Red Riding Hood

Book and lyrics by Carl Miller, music and lyrics by Robert Hyman
Theatre Royal Stratford East

Kirsty Whelan as Mum, Jodie Jacobs as Woody, Ashley Goh as Bow Peep, Elise Zavou as Red (Luke Latchman as Wolfie behind), Raphael Bushay as Wolf and Phil Nichol as Granny Credit: The Other Richard
Elise Zavou as Red and Luke Latchman as Wolfie Credit: The Other Richard
Phil Nichol as Granny Credit: The Other Richard
Raphael Bushay as Wolf Credit: The Other Richard
Jodie Jacobs as Teacher, Kirsty Whelan, Luke Latchman and Raphael Bushay as Pupils, Elise Zavou as Red and Ashley Goh as Bow Peep Credit: The Other Richard
Phil Nichol as Granny and Luke Latchman as Wolfie Credit: The Other Richard

Planned for last year’s panto, it has been a long wait for Stratford East’s Red Riding Hood and during the delay it has gained a new writer in Carl Miller, who brings things up to date with heroine Red concerned for the planet and her Gran with an eye on a celebrated cookery competition.

Both script and Robert Shaw Cameron’s direction take a less raucous approach than many traditional pantos and there is less audience participation than usual but there is still a Dame and a thigh-slapping forester and a chance to yell “It’s behind you!” There isn’t a song sheet as such but there are plenty of songs with some chances to sing- or clap-along and a place found to announcing audience birthdays.

There isn’t any pre-show warm-up but the set in place presents a garden of well trimmed hedges with white rabbits (on wheels) roaming around it, though strangely they never turn up in the action.

Stratford-on-the-Down seems a well-ordered place but it has some serious problems. Bow (sic) Peep has lost her sheep, the three little pigs have gone missing and what has happened to 101 Dalmatians?

Red Riding Hood gets kicked out of the school choir and now needs to get to her gran with her special medicine and her groceries, but Red’s selfie-obsessed mum and the deliveries of things mum has ordered online that keep arriving delay her leaving. When she does get on her way, she hears strange cries from the wild wood: it’s the Seasons Tree calling out for help.

Red meets a wolf in the wood and doesn’t realise she’s in danger, but we in the audience know better. Where have the missing creatures gone? Wolf has eaten them.

Who needs Red most? Granny or the Tree? Fortunately, there is help at hand: Wolfie, son of Wolf (don’t worry, this likeable lad is a vegan) he’ll go to gran’s while she… but, of course, it isn’t that simple.
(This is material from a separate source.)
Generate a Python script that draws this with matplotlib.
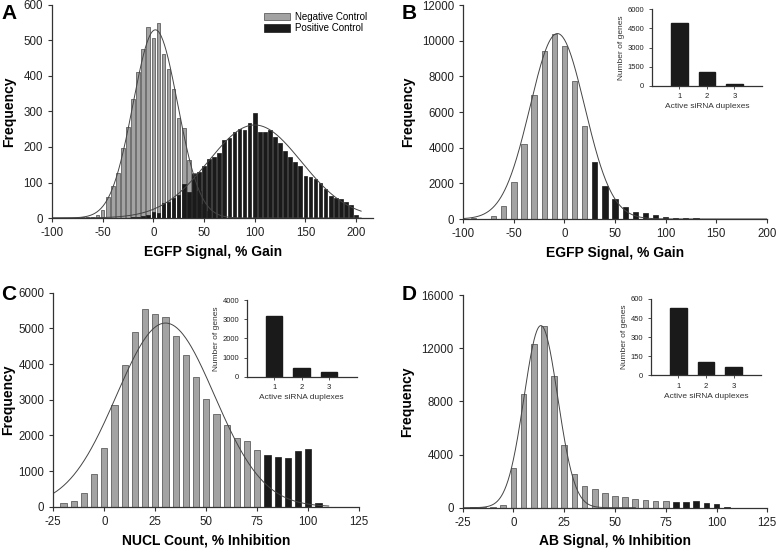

Elise Zavou, making her adult professional debut, is a fresh-faced, lively Red Riding Hood with whom ecologically concerned youngsters can connect, while her hood gives her special contact with nature.

Raphael Bushay is a rather likeable Wolf; he can’t help being carnivorous, though pulling his hood over his head makes him dangerously threatening. Phil Nichol is a dame who doesn’t overdo things, though this Granny, fond of her tipple, is self-centred, her daughter-in-law even more so.

All of them get devoured alive, joining Bow Peep (Ashley Goh) and her flock who have already been eaten. They escape together by the only route that’s available. This is fairytale given down-to-basics reality.

There is no fairy prince or wedding walk-down, though forester Woody (Jodie Jacobs) gets to propose to Red’s Mum (Kirsty Whelan). There’s no Buttons-type heroine’s sidekick either; Luke Latchman’s Wolfie comes closest to that role and he wins a place in audience hearts with a charismatic performance that matches this theatre’s panto tradition.

This Stratford Red Riding Hood isn’t as subversive or pointed as some of its predecessors but is clear storytelling full of warmth and humour. It is good to be back in this lovely theatre.